Abstract

Abstract Introduction/Objective Diagnosis of hereditary paraganglioma-pheochromocytoma syndrome (H-PGL/PCC-S) should be suspected in individuals with pheochromocytoma or paraganglioma, especially those with multifocal lesions, positive family history, or early-onset disease. Recent studies suggest one-third to half of these patients have germline/syndromic associations. We present a challenging case wherein a 44-year-old female with high-risk factors, multiple paragangliomas, and bilateral pheochromocytomas did not have any identifiable syndromic involvement. Methods/Case Report Patient presented seven years ago with epigastric pain, weight loss of 50lbs, and chronic diarrhea. Endoscopic ultrasound revealed 2cm hypoechoic mass behind pancreas, diagnosed as neuroendocrine tumor on fine-needle aspiration.
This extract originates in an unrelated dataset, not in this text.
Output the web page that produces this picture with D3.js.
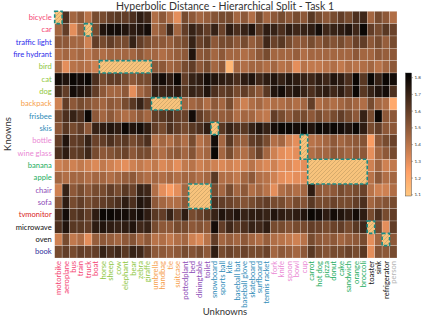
<!DOCTYPE html>
<html><head><meta charset="utf-8">
<script src="https://cdn.jsdelivr.net/npm/d3@7"></script>
<style>body{margin:0;background:#fff}svg{display:block}</style>
</head><body>
<svg id="c" width="423" height="320"></svg>
<script>
const knowns = ["bicycle","car","traffic light","fire hydrant","bird","cat","dog","backpack","frisbee","skis","bottle","wine glass","banana","apple","chair","sofa","tvmonitor","microwave","oven","book"];
const knownGroups = ["vehicle","vehicle","outdoor","outdoor","animal","animal","animal","accessory","sports","sports","kitchen","kitchen","food","food","furniture","furniture","electronic","appliance","appliance","indoor"];
const unknowns = ["motorbike","aeroplane","bus","train","truck","boat","horse","sheep","cow","elephant","bear","zebra","giraffe","umbrella","handbag","tie","suitcase","pottedplant","bed","diningtable","toilet","snowboard","sports ball","kite","baseball bat","baseball glove","skateboard","surfboard","tennis racket","fork","knife","spoon","bowl","cup","carrot","hot dog","pizza","donut","cake","sandwich","orange","broccoli","toaster","sink","refrigerator","person"];
const unknownGroups = ["vehicle","vehicle","vehicle","vehicle","vehicle","vehicle","animal","animal","animal","animal","animal","animal","animal","accessory","accessory","accessory","accessory","furniture","furniture","furniture","furniture","sports","sports","sports","sports","sports","sports","sports","sports","kitchen","kitchen","kitchen","kitchen","kitchen","food","food","food","food","food","food","food","food","appliance","appliance","appliance","person"];
const groupColors = {vehicle:"#f43f72",outdoor:"#2b2bea",animal:"#8fc73e",accessory:"#f6a04a",sports:"#2e8bb8",kitchen:"#ea88d4",food:"#23ad60",furniture:"#8c4ab6",electronic:"#d92525",appliance:"#111111",indoor:"#33339e",person:"#b4b4b4"};

// hyperbolic distance values, rows = knowns, columns = unknowns (null = highlighted split cell)
const values = [
 [null,1.65,1.45,1.5,1.4,1.55,1.55,1.6,1.62,1.6,1.65,1.72,1.68,1.42,1.5,1.42,1.3,1.55,1.5,1.45,1.48,1.52,1.55,1.55,1.45,1.5,1.42,1.55,1.45,1.5,1.55,1.5,1.55,1.5,1.62,1.55,1.5,1.55,1.6,1.55,1.65,1.68,1.45,1.55,1.5,1.42],
 [1.45,1.6,1.3,1.45,null,1.55,1.75,1.78,1.78,1.75,1.72,1.75,1.78,1.45,1.5,1.68,1.45,1.6,1.7,1.65,1.6,1.7,1.58,1.72,1.65,1.7,1.75,1.62,1.72,1.7,1.65,1.72,1.68,1.7,1.72,1.78,1.68,1.7,1.72,1.75,1.68,1.8,1.6,1.55,1.62,1.58],
 [1.5,1.5,1.45,1.45,1.35,1.6,1.55,1.6,1.55,1.55,1.7,1.6,1.55,1.5,1.5,1.48,1.52,1.55,1.7,1.58,1.62,1.5,1.55,1.55,1.5,1.55,1.48,1.52,1.68,1.58,1.62,1.55,1.5,1.5,1.55,1.5,1.55,1.52,1.55,1.5,1.58,1.6,1.5,1.55,1.48,1.55],
 [1.42,1.45,1.42,1.45,1.4,1.45,1.42,1.45,1.45,1.45,1.45,1.5,1.45,1.45,1.42,1.45,1.48,1.5,1.75,1.5,1.52,1.45,1.5,1.45,1.45,1.42,1.45,1.5,1.55,1.45,1.45,1.45,1.48,1.42,1.45,1.45,1.45,1.45,1.45,1.45,1.5,1.45,1.45,1.5,1.48,1.5],
 [1.45,1.3,1.4,1.42,1.4,1.35,null,null,null,null,null,null,null,1.5,1.5,1.45,1.48,1.55,1.6,1.5,1.55,1.45,1.5,1.15,1.45,1.42,1.45,1.45,1.42,1.45,1.4,1.42,1.3,1.4,1.38,1.38,1.4,1.42,1.38,1.42,1.4,1.42,1.45,1.4,1.45,1.5],
 [1.78,1.75,1.8,1.78,1.8,1.65,1.55,1.6,1.6,1.55,1.5,1.55,1.55,1.75,1.78,1.72,1.8,1.6,1.7,1.72,1.78,1.75,1.72,1.7,1.65,1.72,1.75,1.68,1.72,1.75,1.7,1.75,1.72,1.7,1.68,1.72,1.68,1.75,1.72,1.65,1.8,1.62,1.8,1.7,1.8,1.78],
 [1.68,1.6,1.78,1.75,1.72,1.6,1.5,1.45,1.45,1.5,1.3,1.45,1.5,1.7,1.68,1.7,1.72,1.62,1.7,1.68,1.75,1.65,1.6,1.62,1.55,1.6,1.55,1.5,1.62,1.75,1.78,1.72,1.75,1.7,1.65,1.7,1.72,1.68,1.72,1.65,1.8,1.62,1.7,1.75,1.78,1.65],
 [1.35,1.6,1.5,1.55,1.52,1.48,1.45,1.5,1.48,1.55,1.62,1.7,1.6,null,null,null,null,1.45,1.45,1.48,1.42,1.5,1.45,1.55,1.42,1.35,1.42,1.45,1.4,1.42,1.42,1.45,1.42,1.45,1.6,1.42,1.45,1.42,1.45,1.48,1.45,1.42,1.55,1.45,1.42,1.2],
 [1.55,1.65,1.7,1.65,1.8,1.5,1.45,1.5,1.45,1.42,1.45,1.5,1.45,1.6,1.62,1.65,1.6,1.58,1.78,1.6,1.55,1.5,1.48,1.5,1.42,1.45,1.45,1.4,1.38,1.6,1.55,1.5,1.55,1.55,1.5,1.55,1.5,1.55,1.6,1.55,1.5,1.7,1.55,1.8,1.5,1.5],
 [1.5,1.62,1.55,1.6,1.5,1.7,1.72,1.75,1.72,1.8,1.75,1.78,1.72,1.6,1.55,1.65,1.6,1.55,1.62,1.65,1.72,null,1.62,1.7,1.65,1.62,1.7,1.75,1.7,1.78,1.8,1.8,1.78,1.8,1.75,1.8,1.78,1.8,1.78,1.75,1.8,1.72,1.55,1.6,1.5,1.5],
 [1.6,1.75,1.6,1.62,1.7,1.58,1.6,1.65,1.6,1.62,1.55,1.6,1.65,1.42,1.45,1.42,1.48,1.42,1.55,1.4,1.45,1.78,1.45,1.62,1.5,1.48,1.6,1.62,1.55,1.42,1.45,1.35,1.3,null,1.4,1.42,1.45,1.5,1.45,1.48,1.5,1.52,1.25,1.5,1.55,1.58],
 [1.65,1.72,1.6,1.62,1.68,1.55,1.5,1.52,1.55,1.58,1.5,1.55,1.55,1.45,1.42,1.48,1.5,1.45,1.52,1.42,1.45,1.8,1.45,1.55,1.45,1.42,1.5,1.58,1.45,1.35,1.3,1.28,1.3,null,1.42,1.45,1.45,1.5,1.48,1.45,1.5,1.5,1.3,1.45,1.5,1.55],
 [1.35,1.38,1.35,1.38,1.35,1.32,1.38,1.35,1.32,1.3,1.35,1.38,1.35,1.38,1.32,1.35,1.3,1.38,1.4,1.35,1.38,1.35,1.32,1.35,1.32,1.35,1.4,1.35,1.32,1.35,1.3,1.32,1.28,1.3,null,null,null,null,null,null,null,null,1.35,1.45,1.35,1.38],
 [1.45,1.42,1.45,1.45,1.42,1.45,1.45,1.42,1.45,1.48,1.5,1.45,1.42,1.45,1.42,1.45,1.42,1.45,1.45,1.42,1.45,1.62,1.42,1.42,1.38,1.45,1.5,1.42,1.4,1.35,1.3,1.28,1.3,1.3,null,null,null,null,null,null,null,null,1.4,1.5,1.42,1.45],
 [1.35,1.7,1.5,1.55,1.5,1.55,1.55,1.6,1.55,1.62,1.58,1.7,1.68,1.42,1.3,1.25,1.3,1.45,null,null,null,1.55,1.45,1.55,1.45,1.5,1.42,1.45,1.4,1.3,1.42,1.45,1.42,1.45,1.72,1.5,1.48,1.5,1.55,1.52,1.55,1.58,1.4,1.35,1.35,1.42],
 [1.5,1.72,1.55,1.6,1.55,1.58,1.6,1.62,1.65,1.72,1.65,1.75,1.72,1.5,1.45,1.42,1.42,1.5,null,null,null,1.65,1.6,1.58,1.55,1.52,1.55,1.58,1.6,1.55,1.55,1.5,1.55,1.52,1.62,1.55,1.55,1.58,1.55,1.55,1.6,1.65,1.45,1.5,1.52,1.55],
 [1.65,1.78,1.62,1.65,1.6,1.72,1.8,1.8,1.78,1.78,1.75,1.78,1.72,1.62,1.6,1.7,1.6,1.72,1.55,1.58,1.62,1.7,1.75,1.72,1.75,1.7,1.72,1.72,1.7,1.75,1.72,1.7,1.72,1.75,1.8,1.78,1.72,1.78,1.75,1.72,1.78,1.72,1.55,1.65,1.55,1.6],
 [1.65,1.75,1.62,1.62,1.6,1.72,1.75,1.72,1.7,1.72,1.75,1.68,1.7,1.55,1.5,1.5,1.55,1.55,1.5,1.52,1.5,1.78,1.6,1.68,1.62,1.65,1.7,1.68,1.72,1.55,1.55,1.52,1.55,1.55,1.6,1.58,1.55,1.58,1.6,1.55,1.62,1.68,null,1.55,1.3,1.6],
 [1.35,1.55,1.38,1.42,1.3,1.48,1.5,1.48,1.45,1.5,1.52,1.45,1.5,1.4,1.42,1.38,1.42,1.45,1.35,1.32,1.4,1.6,1.45,1.48,1.45,1.5,1.45,1.42,1.48,1.42,1.4,1.38,1.35,1.4,1.55,1.5,1.48,1.5,1.45,1.48,1.5,1.55,1.3,1.45,null,1.5],
 [1.55,1.6,1.55,1.6,1.58,1.6,1.7,1.65,1.68,1.62,1.7,1.68,1.6,1.5,1.5,1.48,1.5,1.55,1.52,1.55,1.5,1.72,1.55,1.58,1.55,1.58,1.55,1.55,1.58,1.45,1.5,1.48,1.45,1.5,1.62,1.55,1.52,1.55,1.55,1.58,1.55,1.62,1.3,1.52,1.5,1.55]
];

// highlighted (same-superclass) blocks: known rows x unknown columns
const highlights = [
 {rows:["bicycle"], cols:["motorbike"]},
 {rows:["car"], cols:["truck"]},
 {rows:["bird"], cols:["horse","giraffe"]},
 {rows:["backpack"], cols:["umbrella","suitcase"]},
 {rows:["skis"], cols:["snowboard"]},
 {rows:["bottle","wine glass"], cols:["cup"]},
 {rows:["banana","apple"], cols:["carrot","broccoli"]},
 {rows:["chair","sofa"], cols:["bed","toilet"]},
 {rows:["microwave"], cols:["toaster"]},
 {rows:["oven"], cols:["refrigerator"]}
];
const cbTicks = [1.1,1.2,1.3,1.4,1.5,1.6,1.7,1.8];
const cbDomain = [1.09,1.825];

const FONT = "Lato, 'DejaVu Sans', sans-serif";
const svg = d3.select("#c");
const x = d3.scaleBand().domain(unknowns).range([54.7, 397]);
const y = d3.scaleBand().domain(knowns).range([11.3, 258]);
function copper(t){ return d3.rgb(255*Math.min(1,1.25*t), 255*0.7812*t, 255*0.4975*t); }
const tScale = d3.scaleLinear().domain(cbDomain).range([1,0]).clamp(true);
const color = v => copper(tScale(v));

// hatch pattern
const defs = svg.append("defs");
const pat = defs.append("pattern").attr("id","hatch").attr("patternUnits","userSpaceOnUse")
  .attr("width",4).attr("height",4);
pat.append("rect").attr("width",4).attr("height",4).attr("fill","#f7c37c");
pat.append("path").attr("d","M-1,1 l2,-2 M0,4 l4,-4 M3,5 l2,-2").attr("stroke","#c09a62").attr("stroke-width",0.6);

// cells
const cells = [];
values.forEach((row,i)=>row.forEach((v,j)=>cells.push({r:knowns[i],c:unknowns[j],v})));
svg.append("g").selectAll("rect").data(cells.filter(d=>d.v!==null)).join("rect")
  .attr("x",d=>x(d.c)).attr("y",d=>y(d.r))
  .attr("width",x.bandwidth()).attr("height",y.bandwidth())
  .attr("fill",d=>color(d.v))
  .attr("stroke","rgba(255,255,255,0.45)").attr("stroke-width",0.5);

// highlight boxes
const hl = svg.append("g");
highlights.forEach(h=>{
  const c0 = x(h.cols[0]), c1 = x(h.cols[h.cols.length-1]) + x.bandwidth();
  const r0 = y(h.rows[0]), r1 = y(h.rows[h.rows.length-1]) + y.bandwidth();
  hl.append("rect").attr("x",c0).attr("y",r0).attr("width",c1-c0).attr("height",r1-r0)
    .attr("fill","url(#hatch)").attr("stroke","#1b8c86").attr("stroke-width",1.6)
    .attr("stroke-dasharray","3.5,2");
});

// axes
const yAxis = svg.append("g").attr("transform","translate(54.7,0)").call(d3.axisLeft(y).tickSize(0).tickPadding(3));
yAxis.select(".domain").remove();
yAxis.selectAll("text").attr("font-family",FONT).attr("font-size",7.6)
  .attr("fill",(d,i)=>groupColors[knownGroups[i]]);

const xAxis = svg.append("g").attr("transform","translate(0,258)").call(d3.axisBottom(x).tickSize(0).tickPadding(3));
xAxis.select(".domain").remove();
xAxis.selectAll("text").attr("font-family",FONT).attr("font-size",7.6)
  .attr("transform","rotate(-90)").attr("x",-3).attr("y",0).attr("dy","0.35em")
  .style("text-anchor","end")
  .attr("fill",(d,i)=>groupColors[unknownGroups[i]]);

// titles
svg.append("text").attr("x",225).attr("y",10).attr("text-anchor","middle")
  .attr("font-family",FONT).attr("font-size",10.5).attr("fill","#333")
  .text("Hyperbolic Distance - Hierarchical Split - Task 1");
svg.append("text").attr("x",225).attr("y",315).attr("text-anchor","middle")
  .attr("font-family",FONT).attr("font-size",9.5).attr("fill","#333").text("Unknowns");
svg.append("text").attr("transform","translate(11,134) rotate(-90)").attr("text-anchor","middle")
  .attr("font-family",FONT).attr("font-size",9.5).attr("fill","#333").text("Knowns");

// colorbar
const cbX = 405.5, cbW = 6, cbTop = 73, cbBot = 196;
const cbY = d3.scaleLinear().domain(cbDomain).range([cbBot, cbTop]);
const grad = defs.append("linearGradient").attr("id","cbg").attr("x1",0).attr("x2",0).attr("y1",1).attr("y2",0);
d3.range(0,1.0001,0.05).forEach(s=>{
  grad.append("stop").attr("offset",s).attr("stop-color",color(cbDomain[0]+s*(cbDomain[1]-cbDomain[0])));
});
svg.append("rect").attr("x",cbX).attr("y",cbTop).attr("width",cbW).attr("height",cbBot-cbTop)
  .attr("fill","url(#cbg)").attr("stroke","#333").attr("stroke-width",0.4);
const cbAxis = svg.append("g").attr("transform",`translate(${cbX+cbW},0)`)
  .call(d3.axisRight(cbY).tickValues(cbTicks).tickFormat(d3.format(".1f")).tickSize(1.5).tickPadding(1.5));
cbAxis.select(".domain").remove();
cbAxis.selectAll("line").attr("stroke","#333").attr("stroke-width",0.4);
cbAxis.selectAll("text").attr("font-family",FONT).attr("font-size",4.5).attr("fill","#333");
</script>
</body></html>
Subsequent SPECT-CT and MRI revealed multiple intra-abdominal lesions, including bilateral adrenal-lesions (right 2cm; left 1.6cm), 2.2cm aortocaval-lesion, and multifocal retroperitoneal lesions, consistent with paragangliomas, gradually increasing in size on follow-up imaging. She also developed intermittent palpitations, flushing, and blood pressure fluctuations. Additionally, multiple thyroid nodules were identified on subsequent ultrasound imaging, suspicious for malignancy on both cytology and Afirma studies. Exploratory laparotomy with left para-adrenal, right infra-renal, and aortocaval nodule-excisions revealed nested tumor cells with abundant granular purple cytoplasm, round central nuclei, prominent nucleoli, diagnosed as moderate to poorly differentiated extra-adrenal paragangliomas with increased metastatic risk based on PASS and GAPP-scoring systems. Additionally, right adrenalectomy revealed pheochromocytoma with 7/20 PASS-score and 4/10 GAPP-score suggesting increased metastatic risk. Results (if a Case Study enter NA) NA Conclusion Young age, strong family-history, multiple high-grade paragangliomas, pheochromocytomas, and suspicious thyroid nodules raise concerns for syndromic association. Multitude of autosomal-dominant syndromes, including paraganglioma-syndromes (PGL1-to PGL5), VHL, MEN2A, MEN2B, and NF1, have been reported. Genes identified in these syndromes include SDHA, SDHB, SDHC, SDHD, SDHAF2, MAX, TMEM127, VHL, NF1, RET, FH, and KIF1B. However, no mutations were identified, thus creating a dilemma in risk-stratification. This leaves out only two considerations: either sporadic PGL/PCC or a yet unidentified genetic-mutation.